Update: as my pastor more simply puts all of this: “just because sin taints the thoughts, words and actions demanded by God, a distinction must still be made between such acts and those acts which are by definition sinful. In the former case, we have the New Man at work attempting always to keep the Old Man under control. In the latter case, we have the Old Man firmly in the drivers seat.”
* – Christenson also says “Our own efforts to secure our own sinlessness themselves spring out of pride and are marred by sin” (43) which sounds good on one level, but may cause one to wonder whether there is any genuine “pursuit of holiness”…. I wonder if what he states here goes hand in hand with his anthropology, which, among other places, he addresses on p. 74 of his book:
“But what if Luther was right, that we are simul justus et peccator, not only both saint and sinner but both at the same time and in the same respect?
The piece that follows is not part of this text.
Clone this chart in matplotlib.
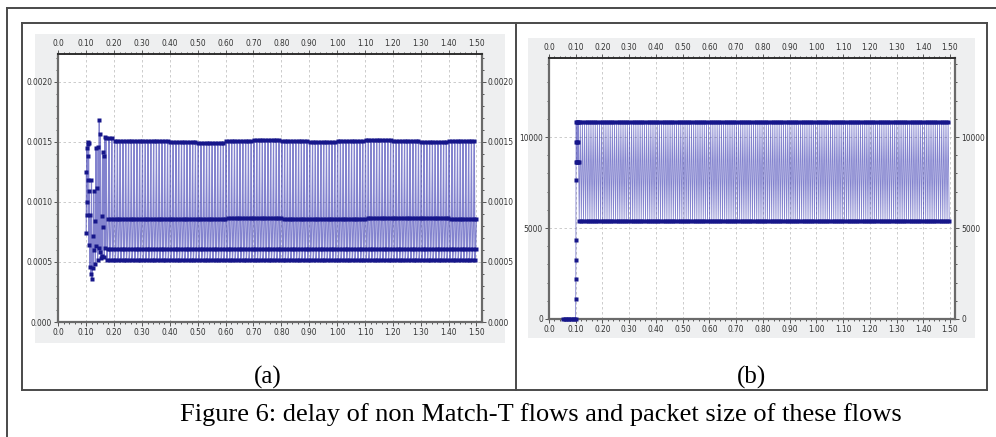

What if, for example, human accomplishments and human destructiveness are not expressions of opposite parts of the human, but expressions of the same thing? What if it is the best part of us that goes wrong? Is Is that the meaning of the story about Adam and even in the garden who ate the fruit from one tree that was the tree of knowledge of both good and evil? (p. 74)
Note that this is not Luther’s view of the same issue. What exactly does Christenson mean by a) “in the same respect;” b) “expressions of the same thing;” and c) “the best part of us”?